start Raw data

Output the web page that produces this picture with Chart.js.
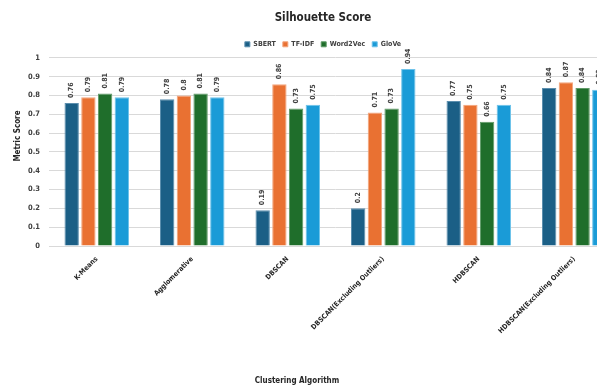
<!DOCTYPE html>
<html>
<head>
<meta charset="utf-8">
<script src="https://cdn.jsdelivr.net/npm/chart.js@4/dist/chart.umd.min.js"></script>
<style>
  html, body { margin: 0; padding: 0; background: #fff; overflow: hidden; }
  #wrap { width: 597px; height: 392px; overflow: hidden; position: relative; }
  canvas { display: block; }
</style>
</head>
<body>
<div id="wrap"><canvas id="chart" width="632" height="392"></canvas></div>
<script>
const categories = [
  "K-Means",
  "Agglomerative",
  "DBSCAN",
  "DBSCAN(Excluding Outliers)",
  "HDBSCAN",
  "HDBSCAN(Excluding Outliers)"
];
const sbert    = [0.76, 0.78, 0.19, 0.2, 0.77, 0.84];
const tfidf    = [0.79, 0.8, 0.86, 0.71, 0.75, 0.87];
const word2vec = [0.81, 0.81, 0.73, 0.73, 0.66, 0.84];
const glove    = [0.79, 0.79, 0.75, 0.94, 0.75, 0.83];
const yTicks   = [0, 0.1, 0.2, 0.3, 0.4, 0.5, 0.6, 0.7, 0.8, 0.9, 1];

const FONT = '"Liberation Sans Narrow", "DejaVu Sans Condensed", "Liberation Sans", sans-serif';
const TEXT = '#404040';

// Rotated value labels above each bar
const valueLabels = {
  id: 'valueLabels',
  afterDatasetsDraw(chart) {
    const ctx = chart.ctx;
    ctx.save();
    ctx.font = 'bold 7px ' + FONT;
    ctx.fillStyle = TEXT;
    ctx.textAlign = 'left';
    ctx.textBaseline = 'middle';
    chart.data.datasets.forEach((ds, i) => {
      chart.getDatasetMeta(i).data.forEach((bar, j) => {
        ctx.save();
        ctx.translate(bar.x, bar.y - 5);
        ctx.rotate(-Math.PI / 2);
        ctx.fillText(String(ds.data[j]), 0, 0);
        ctx.restore();
      });
    });
    ctx.restore();
  }
};

// Axis titles
const axisTitles = {
  id: 'axisTitles',
  afterDraw(chart) {
    const ctx = chart.ctx;
    ctx.save();
    ctx.font = 'bold 8px ' + FONT;
    ctx.fillStyle = '#262626';
    ctx.textAlign = 'center';
    ctx.textBaseline = 'middle';
    ctx.fillText('Clustering Algorithm', 297, 381);
    ctx.translate(18, 136);
    ctx.rotate(-Math.PI / 2);
    ctx.fillText('Metric Score', 0, 0);
    ctx.restore();
  }
};

function ds(label, data, color, edge) {
  return {
    label, data,
    backgroundColor: color,
    borderColor: edge,
    borderWidth: 1,
    categoryPercentage: 0.7,
    barPercentage: 0.86
  };
}

new Chart(document.getElementById('chart'), {
  type: 'bar',
  data: {
    labels: categories,
    datasets: [
      ds('SBERT', sbert, '#1b5f86', '#5c8fae'),
      ds('TF-IDF', tfidf, '#e97132', '#f3a57c'),
      ds('Word2Vec', word2vec, '#1f6e2b', '#5f9a67'),
      ds('GloVe', glove, '#1a9bd7', '#6fc3ea')
    ]
  },
  options: {
    responsive: false,
    animation: false,
    devicePixelRatio: 1,
    layout: { padding: { left: 24, right: 10, top: 7, bottom: 0 } },
    plugins: {
      title: {
        display: true,
        text: 'Silhouette Score',
        color: '#262626',
        font: { family: FONT, size: 11.5, weight: 'bold' },
        padding: { top: 4, bottom: 9 }
      },
      legend: {
        display: true,
        labels: {
          color: TEXT,
          font: { family: FONT, size: 7, weight: 'bold' },
          boxWidth: 5, boxHeight: 5,
          padding: 7
        }
      },
      tooltip: { enabled: false }
    },
    scales: {
      x: {
        grid: { display: false, drawTicks: false },
        border: { color: '#d9d9d9', width: 1 },
        ticks: {
          color: '#262626',
          font: { family: FONT, size: 7, weight: 'bold' },
          maxRotation: 45, minRotation: 45,
          padding: 9,
          autoSkip: false
        },
        afterFit(scale) { scale.height = 146; }
      },
      y: {
        min: 0, max: 1,
        afterBuildTicks(scale) { scale.ticks = yTicks.map(v => ({ value: v })); },
        grid: { color: '#d9d9d9', drawTicks: false },
        border: { display: false },
        ticks: {
          color: TEXT,
          font: { family: FONT, size: 7.5, weight: 'bold' },
          padding: 9,
          callback: v => String(v)
        },
        afterFit(scale) { scale.width = 25; }
      }
    }
  },
  plugins: [valueLabels, axisTitles]
});
</script>
</body>
</html>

end Raw data

» **Objective**:
Copy out the whole listing exactly, and don't carry over any pictures.

» **Solution to this problem**:
Output the web page that produces this picture with Chart.js.
<!DOCTYPE html>
<html>
<head>
<meta charset="utf-8">
<script src="https://cdn.jsdelivr.net/npm/chart.js@4/dist/chart.umd.min.js"></script>
<style>
  html, body { margin: 0; padding: 0; background: #fff; overflow: hidden; }
  #wrap { width: 597px; height: 392px; overflow: hidden; position: relative; }
  canvas { display: block; }
</style>
</head>
<body>
<div id="wrap"><canvas id="chart" width="632" height="392"></canvas></div>
<script>
const categories = [
  "K-Means",
  "Agglomerative",
  "DBSCAN",
  "DBSCAN(Excluding Outliers)",
  "HDBSCAN",
  "HDBSCAN(Excluding Outliers)"
];
const sbert    = [0.76, 0.78, 0.19, 0.2, 0.77, 0.84];
const tfidf    = [0.79, 0.8, 0.86, 0.71, 0.75, 0.87];
const word2vec = [0.81, 0.81, 0.73, 0.73, 0.66, 0.84];
const glove    = [0.79, 0.79, 0.75, 0.94, 0.75, 0.83];
const yTicks   = [0, 0.1, 0.2, 0.3, 0.4, 0.5, 0.6, 0.7, 0.8, 0.9, 1];

const FONT = '"Liberation Sans Narrow", "DejaVu Sans Condensed", "Liberation Sans", sans-serif';
const TEXT = '#404040';

// Rotated value labels above each bar
const valueLabels = {
  id: 'valueLabels',
  afterDatasetsDraw(chart) {
    const ctx = chart.ctx;
    ctx.save();
    ctx.font = 'bold 7px ' + FONT;
    ctx.fillStyle = TEXT;
    ctx.textAlign = 'left';
    ctx.textBaseline = 'middle';
    chart.data.datasets.forEach((ds, i) => {
      chart.getDatasetMeta(i).data.forEach((bar, j) => {
        ctx.save();
        ctx.translate(bar.x, bar.y - 5);
        ctx.rotate(-Math.PI / 2);
        ctx.fillText(String(ds.data[j]), 0, 0);
        ctx.restore();
      });
    });
    ctx.restore();
  }
};

// Axis titles
const axisTitles = {
  id: 'axisTitles',
  afterDraw(chart) {
    const ctx = chart.ctx;
    ctx.save();
    ctx.font = 'bold 8px ' + FONT;
    ctx.fillStyle = '#262626';
    ctx.textAlign = 'center';
    ctx.textBaseline = 'middle';
    ctx.fillText('Clustering Algorithm', 297, 381);
    ctx.translate(18, 136);
    ctx.rotate(-Math.PI / 2);
    ctx.fillText('Metric Score', 0, 0);
    ctx.restore();
  }
};

function ds(label, data, color, edge) {
  return {
    label, data,
    backgroundColor: color,
    borderColor: edge,
    borderWidth: 1,
    categoryPercentage: 0.7,
    barPercentage: 0.86
  };
}

new Chart(document.getElementById('chart'), {
  type: 'bar',
  data: {
    labels: categories,
    datasets: [
      ds('SBERT', sbert, '#1b5f86', '#5c8fae'),
      ds('TF-IDF', tfidf, '#e97132', '#f3a57c'),
      ds('Word2Vec', word2vec, '#1f6e2b', '#5f9a67'),
      ds('GloVe', glove, '#1a9bd7', '#6fc3ea')
    ]
  },
  options: {
    responsive: false,
    animation: false,
    devicePixelRatio: 1,
    layout: { padding: { left: 24, right: 10, top: 7, bottom: 0 } },
    plugins: {
      title: {
        display: true,
        text: 'Silhouette Score',
        color: '#262626',
        font: { family: FONT, size: 11.5, weight: 'bold' },
        padding: { top: 4, bottom: 9 }
      },
      legend: {
        display: true,
        labels: {
          color: TEXT,
          font: { family: FONT, size: 7, weight: 'bold' },
          boxWidth: 5, boxHeight: 5,
          padding: 7
        }
      },
      tooltip: { enabled: false }
    },
    scales: {
      x: {
        grid: { display: false, drawTicks: false },
        border: { color: '#d9d9d9', width: 1 },
        ticks: {
          color: '#262626',
          font: { family: FONT, size: 7, weight: 'bold' },
          maxRotation: 45, minRotation: 45,
          padding: 9,
          autoSkip: false
        },
        afterFit(scale) { scale.height = 146; }
      },
      y: {
        min: 0, max: 1,
        afterBuildTicks(scale) { scale.ticks = yTicks.map(v => ({ value: v })); },
        grid: { color: '#d9d9d9', drawTicks: false },
        border: { display: false },
        ticks: {
          color: TEXT,
          font: { family: FONT, size: 7.5, weight: 'bold' },
          padding: 9,
          callback: v => String(v)
        },
        afterFit(scale) { scale.width = 25; }
      }
    }
  },
  plugins: [valueLabels, axisTitles]
});
</script>
</body>
</html>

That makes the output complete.